Babcock had no shortage of suitors, from Detroit, where he coached for the past 10 years, to Buffalo and San Jose. The man considered the top hockey coach in the world now has a deal that makes him the highest-paid coach in the league.
The coach from Saskatoon will reportedly receive a large signing bonus and make between US$5 million and $6 million per season, well above the $3.5 million Joel Quenneville of Chicago Blackhawks pulls in annually. Babcock joins a Leafs team that has missed the playoffs nine of the past 10 seasons.
Toronto will send a third-round pick to the Red Wings as compensation for Babcock.
Landing Babcock is a major coup for Shanahan, who in the past 13 months since taking over as president has fired general manager Dave Nonis, coach Randy Carlyle, interim Peter Horachek and several assistants and scouts.
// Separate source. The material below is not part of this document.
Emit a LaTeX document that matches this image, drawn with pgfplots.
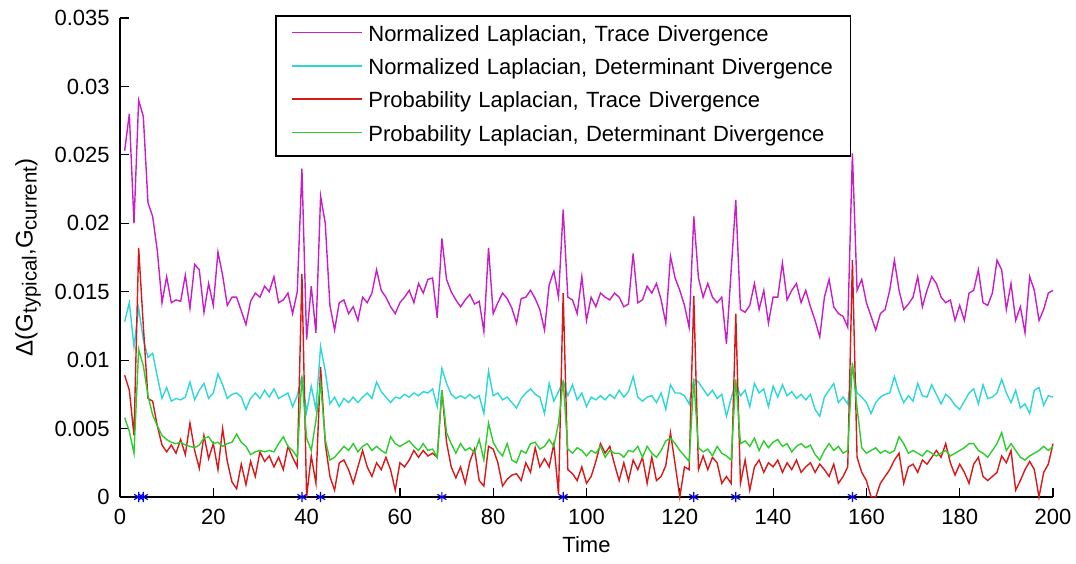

"I know there were people that ultimately questioned whether or not Brendan would come in here and ultimately be a great president," Leiweke said during a news conference announcing the sale of the CFL's Toronto Argonauts at BMO Field. "You have to give him a lot of credit. This is a vision he had early on."
Babcock won a Stanley Cup with Detroit in 2008, went to the final in 2003 with Anaheim and in 2009 with the Red Wings and captured two Olympic gold medals for Canada.
With his contract up, the 52-year-old had his pick of staying in Detroit or choosing a new challenge. Red Wings general manager Ken Holland, who said he's "happy for Mike," also confirmed he didn't want to give Babcock a contract longer than five years.
After the Red Wings were eliminated from the playoffs, Babcock expressed concerns about the long-term future with stars Pavel Datsyuk and Henrik Zetterberg in their mid-30s.
Having made the post-season in 11 of his 12 years in the NHL, Babcock joins a Toronto team that has struggled to get there.
Last month Shanahan said he was looking for general manager and coach who "want to be part of this direction and turning it around."
"We're hoping to find people that are here for a long time, share this vision," Shanahan said in April.
Babcock's eight-year contract -- which reportedly includes an out clause after five -- shows this is a long-term move. His salary, which is in line with the best in the NFL and NBA, also proves the Leafs are Babcock's team for the long haul.
"It should give everyone great hope about the future of this organization," Leiweke said. "Mike Babcock is a phenomenal coach, and I think we're really lucky to get him."
Babcock was behind Canada's bench in the 2010 Vancouver Games, when his team claimed gold on home soil with a thrilling 3-2 overtime win over the United States. He returned for the 2014 Sochi Games and led the Canadians to gold in one of the most dominating Olympic runs in recent history.
Babcock also led Canada to gold at the 2004 world championship and is the only coach to win a Stanley Cup, world championship and Olympic gold medal.
The Leafs will introduce the 30th head coach in franchise history at a news conference Thursday at Air Canada Centre.
Babcock by the numbers:
1 - Number of Stanley Cups won (Detroit, 2008).
2 - Number of Olympic gold medals won with Canada (2010, 2014)
5 - Number of major titles won (two Olympic gold medals, one Stanley Cup, one world championship, one world junior championship)
10 - Number of years with the Red Wings. They made the playoffs each year.
107 - Total points accumulated over 146 games as a defenceman with the McGill Redmen.
.627 - His regular-season winning percentage in the NHL.
2004 - The year he led Canada to a gold medal at the world hockey championship. He is the only head coach to win a Stanley Cup, Olympic gold medal and world championship.